Mayor Kirk Caldwell is expected to sign a rezoning bill Wednesday for the contentious 11,750-home Ho‘opili project in West Oahu, but opponents say their fight is far from over.
The Hawaii Supreme Court is scheduled to hear oral arguments next month on an appeal of the state Land Use Commission’s approval of the project, which reclassified the 1,554-acre site to urban from agricultural use.
Caldwell, in an opinion piece appearing in the editorial section of Wednesday’s Honolulu Star-Advertiser, said he will sign Bill 3 as approved unanimously by the Honolulu City Council because Ho‘opili’s new homes will help ease Oahu’s serious housing shortage.

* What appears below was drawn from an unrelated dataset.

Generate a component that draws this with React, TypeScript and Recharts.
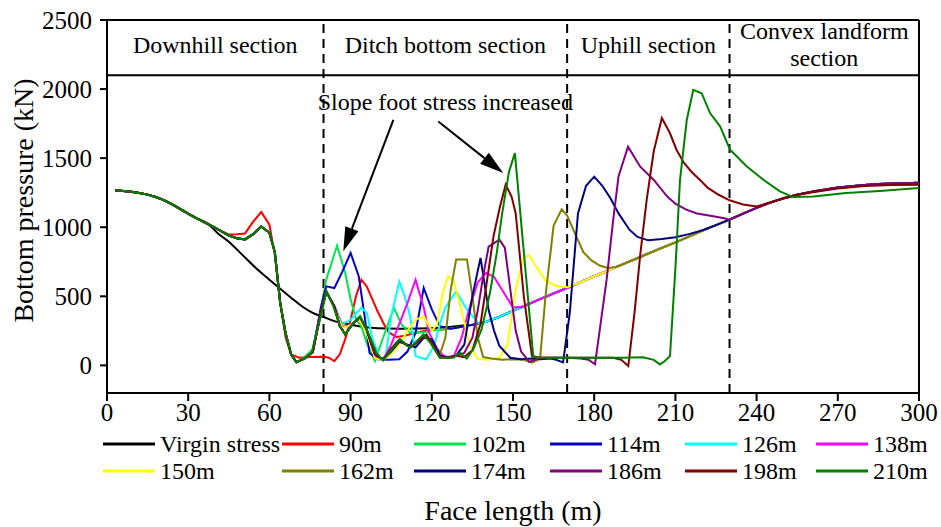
import React from "react";
import { Legend, Line, LineChart, ReferenceArea, ReferenceLine, XAxis, YAxis } from "recharts";

type Pt = [number, number];

const FONT = '"Liberation Serif", "Times New Roman", serif';

const xTicks = [0, 30, 60, 90, 120, 150, 180, 210, 240, 270, 300];
const yTicks = [0, 500, 1000, 1500, 2000, 2500];
const sectionBorders = [80, 170, 230];
const sections = [
  { from: 0, to: 80, lines: ["Downhill section"] },
  { from: 80, to: 170, lines: ["Ditch bottom section"] },
  { from: 170, to: 230, lines: ["Uphill section"] },
  { from: 230, to: 300, lines: ["Convex landform", "section"] },
];

// virgin (pre-mining) stress along the face
const virgin: Pt[] = [
  [3, 1268], [9, 1255], [15, 1236], [21, 1195], [27, 1130], [33, 1065], [37, 1030], [41, 955],
  [45, 895], [50, 800], [55, 705], [60, 620], [64, 555], [68, 490], [72, 428], [76, 380],
  [80, 350], [85, 315], [90, 296], [95, 277], [100, 268], [108, 265], [115, 266], [123, 272],
  [130, 285], [135, 295], [140, 315], [150, 395], [160, 480], [170, 560], [180, 645], [190, 727],
  [200, 810], [210, 890], [220, 975], [230, 1055], [240, 1140], [250, 1210], [260, 1255],
  [270, 1285], [280, 1305], [290, 1315], [300, 1320],
];

// part shared by every mining step before the goaf
const head: Pt[] = [
  [3, 1268], [6, 1263], [9, 1256], [12, 1247], [15, 1236], [18, 1219], [21, 1196], [24, 1167],
  [27, 1133], [30, 1098], [33, 1066], [36, 1036], [39, 1006], [42, 974],
];
const fall: Pt[] = [
  [45, 940], [48, 920], [51, 912], [54, 950], [57, 1005], [60, 960], [62, 820], [64, 450],
  [66, 230], [68, 80], [70, 22],
];
// rising stretch ahead of the face where the curves meet again
const rise: Pt[] = [
  [120, 255], [125, 262], [130, 275], [135, 293], [140, 315], [145, 352], [150, 395], [155, 437],
  [160, 480], [165, 520], [170, 560], [175, 602], [180, 645], [185, 686], [190, 727], [195, 768],
  [200, 810], [205, 850], [210, 890], [215, 932], [220, 975], [225, 1015], [230, 1055],
  [235, 1098], [240, 1140], [245, 1178], [250, 1210], [255, 1235], [260, 1255], [265, 1272],
  [270, 1287], [275, 1297], [280, 1306], [285, 1312], [290, 1316], [295, 1319], [300, 1322],
];

const f90: Pt[] = [
  [45, 948], [48, 950], [51, 955], [54, 1040], [57, 1110], [60, 1018], [62, 800], [64, 450],
  [66, 200], [68, 80], [71, 55], [75, 60], [80, 62], [82, 55], [84, 30], [86, 80], [88, 190],
  [90, 330], [92, 500], [94, 620], [96, 570], [98, 480], [100, 390], [102, 310], [104, 240],
  [107, 205], [110, 215], [114, 235], [118, 252],
];
const f102: Pt[] = [
  [73, 60], [76, 116], [79, 400], [81, 621], [85, 867], [88, 670], [90, 480], [92, 333], [94, 280],
  [96, 160], [99, 31], [102, 200], [106, 417], [109, 290], [112, 238], [116, 238], [119, 245],
];
const f114: Pt[] = [
  [73, 50], [76, 100], [79, 420], [81, 572], [84, 560], [87, 680], [90, 814], [93, 645], [95, 380],
  [97, 90], [100, 45], [104, 40], [108, 45], [111, 100], [114, 236], [117, 561], [120, 405],
  [123, 284], [127, 265],
];
const f126: Pt[] = [
  [73, 50], [76, 100], [79, 380], [81, 530], [84, 430], [87, 300], [90, 330], [94, 417], [96, 381],
  [98, 200], [101, 43], [103, 68], [105, 356], [108, 607], [110, 500], [112, 356], [114, 68],
  [118, 43], [121, 150], [123, 300], [125, 417], [129, 537], [133, 405], [138, 290],
];
const f138: Pt[] = [
  [73, 50], [76, 100], [79, 380], [81, 530], [84, 430], [87, 280], [90, 290], [93, 340], [96, 240],
  [99, 60], [102, 40], [105, 150], [108, 300], [111, 450], [114, 620], [117, 420], [119, 236],
  [122, 120], [125, 55], [128, 60], [131, 200], [134, 420], [137, 600], [140, 670], [143, 640],
  [146, 545], [150, 420], [154, 425],
];
const f150: Pt[] = [
  [73, 50], [76, 100], [79, 380], [81, 530], [84, 420], [87, 270], [90, 290], [93, 340], [96, 230],
  [99, 50], [102, 40], [105, 80], [108, 150], [111, 250], [114, 330], [117, 356], [120, 250],
  [122, 300], [124, 520], [126, 645], [128, 610], [131, 400], [134, 150], [137, 45], [141, 40],
  [145, 55], [148, 150], [151, 550], [154, 790], [156, 795], [159, 700], [162, 615], [166, 575],
  [170, 565],
];
const f162: Pt[] = [
  [73, 50], [76, 95], [79, 380], [81, 535], [84, 425], [86, 285], [88, 225], [91, 305], [93.5, 350],
  [96, 255], [99, 80], [102, 40], [105, 110], [108, 180], [111, 140], [114, 150], [117, 220],
  [120, 170], [123, 80], [125, 200], [127, 550], [129, 766], [133, 766], [135, 500], [137, 200],
  [139, 60], [142, 50], [146, 40], [150, 45], [154, 40], [157, 20], [160, 47], [162, 500],
  [165, 1012], [168, 1130], [170, 1084], [173, 950], [176, 819], [179, 760], [182, 723],
  [185, 705], [188, 712],
];
const f174: Pt[] = [
  [73, 50], [76, 95], [79, 380], [81, 535], [84, 425], [86, 285], [88, 225], [91, 305], [93.5, 350],
  [96, 255], [99, 80], [102, 45], [105, 100], [108, 170], [111, 150], [114, 130], [117, 200],
  [120, 190], [123, 70], [126, 60], [129, 70], [132, 150], [135, 501], [138, 778], [141, 400],
  [143, 250], [145, 140], [149, 55], [153, 45], [157, 50], [160, 45], [164, 50], [166, 40],
  [168.5, 22], [171, 383], [174, 1100], [177, 1300], [180, 1366], [183, 1300], [186, 1210],
  [189, 1100], [193, 982], [196, 930], [200, 905], [205, 915], [210, 928], [215, 950], [220, 978],
];
const f186: Pt[] = [
  [73, 50], [76, 95], [79, 380], [81, 535], [84, 425], [86, 285], [88, 225], [91, 305], [93.5, 350],
  [96, 255], [99, 80], [102, 40], [105, 120], [108, 185], [112, 130], [115, 175], [118, 220],
  [120, 160], [123, 60], [126, 55], [129, 70], [132, 90], [135, 200], [137, 400], [139, 650],
  [141, 860], [145, 910], [147, 850], [149, 550], [151, 250], [153, 100], [156, 25], [160, 55],
  [165, 55], [170, 55], [175, 50], [178, 40], [180.3, 8], [182, 250], [184.6, 622], [187, 1050],
  [189, 1369], [192.5, 1583], [197, 1438], [202, 1342], [207, 1222], [210, 1170], [214, 1127],
  [218, 1100], [224, 1079], [228, 1065],
];
const f198: Pt[] = [
  [73, 50], [76, 95], [79, 380], [81, 535], [84, 425], [86, 285], [88, 225], [91, 305], [93.5, 350],
  [96, 255], [99, 80], [102, 40], [105, 120], [108, 188], [112, 130], [115, 178], [118, 222],
  [120, 160], [123, 55], [126, 55], [129, 70], [132, 60], [135, 110], [138, 300], [140, 560],
  [142.8, 935], [145.2, 1150], [147.3, 1308], [149.5, 1220], [151, 1100], [154, 500], [157, 68],
  [160, 55], [170, 55], [180, 55], [187, 55], [190, 40], [192.6, -5], [195, 400], [197, 800],
  [199.4, 1200], [202, 1550], [205, 1790], [208, 1680], [210.4, 1561], [213, 1470], [216, 1400],
  [219, 1344], [222, 1285], [226, 1235], [230, 1195], [235, 1165], [240, 1150], [245, 1180],
  [250, 1210], [255, 1235], [260, 1252], [270, 1280], [280, 1298], [290, 1305], [300, 1308],
];
const f210: Pt[] = [
  [73, 50], [75.6, 91], [79.3, 380], [81.1, 537], [83.6, 429], [86.1, 284], [88, 224], [91, 308],
  [93.5, 356], [96, 260], [99.6, 91], [102, 35], [105, 110], [108.3, 188], [112, 128], [116.9, 224],
  [119.4, 164], [123, 55], [128, 55], [130.4, 91], [132.9, 50], [135.3, 115], [138.4, 260],
  [141.5, 525], [144, 814], [146, 1100], [148.5, 1400], [150.7, 1536], [153, 1037], [155, 604],
  [157.5, 61], [160, 55], [170, 55], [180, 55], [190, 55], [198, 58], [202, 40], [204.3, 7],
  [206, 30], [208, 67], [210, 700], [211.7, 1342], [214.2, 1776], [216.6, 1994], [219.7, 1970],
  [222.8, 1826], [226.5, 1730], [230.2, 1561], [236.3, 1441], [242.5, 1344], [248.6, 1260],
  [253.5, 1218], [261, 1223], [273, 1247], [285.5, 1262], [300, 1284],
];

const steps = [
  { name: "90m", color: "#FF0000", own: f90, withFall: false },
  { name: "102m", color: "#00E64D", own: f102, withFall: true },
  { name: "114m", color: "#0000CC", own: f114, withFall: true },
  { name: "126m", color: "#00FFFF", own: f126, withFall: true },
  { name: "138m", color: "#FF00FF", own: f138, withFall: true },
  { name: "150m", color: "#FFFF00", own: f150, withFall: true },
  { name: "162m", color: "#808000", own: f162, withFall: true },
  { name: "174m", color: "#000080", own: f174, withFall: true },
  { name: "186m", color: "#800080", own: f186, withFall: true },
  { name: "198m", color: "#800000", own: f198, withFall: true },
  { name: "210m", color: "#008000", own: f210, withFall: true },
];

const rows = (pts: Pt[]) => pts.map(([x, v]) => ({ x, v }));

const buildStep = (own: Pt[], withFall: boolean) => {
  const last = own[own.length - 1][0];
  return rows([...head, ...(withFall ? fall : []), ...own, ...rise.filter((p) => p[0] > last)]);
};

const legendItems = [{ name: "Virgin stress", color: "#000000" }, ...steps];
const legendCols = [103, 282, 414, 550, 685, 816];

function LegendGrid() {
  return (
    <div style={{ position: "relative", width: 941, height: 60, fontFamily: FONT, fontSize: 24 }}>
      {legendItems.map((it, i) => {
        const left = legendCols[i % 6];
        const top = i < 6 ? 2 : 29;
        return (
          <div key={it.name} style={{ position: "absolute", left, top, height: 28, display: "flex", alignItems: "center", whiteSpace: "nowrap" }}>
            <svg width={52} height={4} style={{ marginRight: 5 }}>
              <line x1={0} y1={2} x2={52} y2={2} stroke={it.color} strokeWidth={3} />
            </svg>
            <span style={{ color: "#000" }}>{it.name}</span>
          </div>
        );
      })}
    </div>
  );
}

function SectionText({ viewBox, lines, size = 24, shift = -3 }: any) {
  const cx = viewBox.x + viewBox.width / 2;
  const cy = viewBox.y + viewBox.height / 2 + shift;
  const gap = 27;
  const y0 = cy - ((lines.length - 1) * gap) / 2;
  return (
    <text x={cx} textAnchor="middle" fontFamily={FONT} fontSize={size} fill="#000">
      {lines.map((l: string, i: number) => (
        <tspan key={l} x={cx} y={y0 + i * gap} dominantBaseline="central">
          {l}
        </tspan>
      ))}
    </text>
  );
}

function Arrow(props: any) {
  const { x1, y1, x2, y2 } = props;
  const ang = Math.atan2(y2 - y1, x2 - x1);
  const len = 24;
  const half = 7;
  const bx = x2 - len * Math.cos(ang);
  const by = y2 - len * Math.sin(ang);
  const px = -Math.sin(ang) * half;
  const py = Math.cos(ang) * half;
  return (
    <g>
      <line x1={x1} y1={y1} x2={bx} y2={by} stroke="#000" strokeWidth={2} />
      <polygon points={`${x2},${y2} ${bx + px},${by + py} ${bx - px},${by - py}`} fill="#000" />
    </g>
  );
}

function YTitle({ viewBox }: any) {
  const x = viewBox.x + 23;
  const y = viewBox.y + viewBox.height / 2 - 6;
  return (
    <text x={x} y={y} transform={`rotate(-90, ${x}, ${y})`} textAnchor="middle" dominantBaseline="central" fontFamily={FONT} fontSize={28} fill="#000">
      Bottom pressure (kN)
    </text>
  );
}

function XTitle({ viewBox }: any) {
  const x = viewBox.x + viewBox.width / 2;
  const y = viewBox.y + 117;
  return (
    <text x={x} y={y} textAnchor="middle" dominantBaseline="central" fontFamily={FONT} fontSize={28} fill="#000">
      Face length (m)
    </text>
  );
}

const tickStyle = { fontFamily: FONT, fontSize: 25, fill: "#000" };

export default function App() {
  return (
    <div style={{ position: "absolute", left: 0, top: 0, width: 941, height: 527, background: "#fff" }}>
      <LineChart width={941} height={527} margin={{ top: 20, right: 22, left: 0, bottom: 0 }}>
        <XAxis
          type="number"
          dataKey="x"
          domain={[0, 300]}
          ticks={xTicks}
          allowDataOverflow
          height={74}
          stroke="#000"
          strokeWidth={2}
          tickSize={8}
          tickMargin={2}
          tick={tickStyle}
          label={<XTitle />}
        />
        <YAxis
          type="number"
          dataKey="v"
          domain={[-200, 2500]}
          ticks={yTicks}
          allowDataOverflow
          width={107}
          stroke="#000"
          strokeWidth={2}
          tickSize={7}
          tickMargin={8}
          tick={tickStyle}
          label={<YTitle />}
        />
        <ReferenceLine y={2500} stroke="#000" strokeWidth={2} />
        <ReferenceLine x={300} stroke="#000" strokeWidth={2} />
        <ReferenceLine y={2100} stroke="#000" strokeWidth={2} />
        {sectionBorders.map((b) => (
          <ReferenceLine key={b} x={b} stroke="#000" strokeWidth={2} strokeDasharray="9 6" />
        ))}
        {sections.map((s) => (
          <ReferenceArea
            key={s.from}
            x1={s.from}
            x2={s.to}
            y1={2100}
            y2={2500}
            fill="none"
            fillOpacity={0}
            stroke="none"
            label={<SectionText lines={s.lines} />}
          />
        ))}
        <ReferenceArea
          x1={78}
          x2={172}
          y1={1820}
          y2={1990}
          fill="none"
          fillOpacity={0}
          stroke="none"
          label={<SectionText lines={["Slope foot stress increased"]} shift={0} />}
        />
        <ReferenceLine segment={[{ x: 105.8, y: 1777 }, { x: 87.3, y: 826 }]} shape={<Arrow />} />
        <ReferenceLine segment={[{ x: 122.4, y: 1765 }, { x: 146.4, y: 1392 }]} shape={<Arrow />} />
        <Line
          data={rows(virgin)}
          dataKey="v"
          name="Virgin stress"
          type="monotone"
          stroke="#000"
          strokeWidth={2}
          dot={false}
          isAnimationActive={false}
        />
        {steps.map((s) => (
          <Line
            key={s.name}
            data={buildStep(s.own, s.withFall)}
            dataKey="v"
            name={s.name}
            type="linear"
            stroke={s.color}
            strokeWidth={2}
            dot={false}
            isAnimationActive={false}
          />
        ))}
        <Legend
          verticalAlign="bottom"
          wrapperStyle={{ top: 428, left: 0, width: 941, height: 60 }}
          content={() => <LegendGrid />}
        />
      </LineChart>
    </div>
  );
}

"We all agree that we are in a real housing crisis," Caldwell wrote, noting that a recent study said there is a need for more than 24,000 new units and that most of those units will need to be priced within range of those in low and moderate income levels. At least 30 percent of Ho‘opili’s units, or 3,525 homes, must be affordable to families making no more than 120 percent of median income. Federal housing guidelines for 2015 list the median income for a family of four on Oahu at $114,980.
The loss of prime agricultural lands and the addition of cars to an already congested West Oahu-Honolulu traffic corridor are the main concerns raised by opponents.
Caldwell said the lands under Ho‘opili, now largely in farm use, have been planned for housing development since the 1970s and that the mixed-use and high-density nature of the project will help reduce the number of additional vehicles on the road.
Anthony Aalto, Oahu chairman for the Sierra Club Hawaii chapter, said Caldwell promised project opponents that he would address concerns they raised but that the mayor has shown little effort to do so.
"He did say he would densify the project," Aalto said, noting that both Caldwell and the Sierra Club support the concept of a rail line and placing transit-oriented development around it. "About 2,300 of the housing units at Ho‘opili are not transit-oriented development; they are traditional, single-family homes sprawling in traditional suburban-sprawl style." Most will be more than half a mile from a train station, which means they will likely commute with cars, he said.
The Sierra Club has said repeatedly that it would prefer the multifamily-style homes of Ho‘opili be placed in downtown Kapolei, where such units are already zoned. It also wants the rail line to extend there to be able to reach those new homes.
Attorney Eric Seitz, who is representing the Sierra Club and former state Sen. Clayton Hee in its appeal of the LUC decision, confirmed that the Hawaii Supreme Court will hear oral arguments June 25. Ho‘opili opponents argue that the LUC violated the Hawaii Constitution when it reclassified the Ho‘opili acres to urban use because commission members are supposed to protect lands identified as "important agricultural lands" from development.
"While the land in question has never officially been designated as IAL, it meets the statutory criteria and is critical to promote food self-sufficiency in the state," Seitz stated in a written brief.
Meanwhile, the city has only now begun its job of designating productive agricultural lands, and the state should have not approved the Ho‘opili application until that process is completed, the brief said.
But Horton-Schuler attorneys Gregory Kugle and Matthew Evans, in a responding brief, said that neither the LUC nor the courts can place a moratorium on boundary amendments arbitrarily.
"The LUC cannot undertake a task that the constitution delegates to the Legislature and the counties," the brief said. Doing so would be a "violation of separation of powers." Besides coming to the conclusion that the homes are needed to meet the housing demand, the commission determined "the boundary amendment would not impair the potential growth of agriculture on Oahu and or elsewhere, based upon the abundance of available, high-quality agricultural land."
The Sierra Club, Hee and Seitz are making similar arguments in a case brought against the LUC and Castle & Cooke Homes and the 3,500-home Koa Ridge development. Opening arguments in that case are being heard by the Supreme Court on Thursday. A decision there could signal the fate of the appeal against Ho‘opili.
Seitz said he has urged the city, assuming the Ho‘opili rezoning becomes law, to not issue any permits to Horton-Schuler until the Supreme Court concludes its case.
City Deputy Planning Director Art Challacombe, in a statement, said that in the absence of any court order to do otherwise, the city intends to issue permits in accordance with any new zoning ordinances.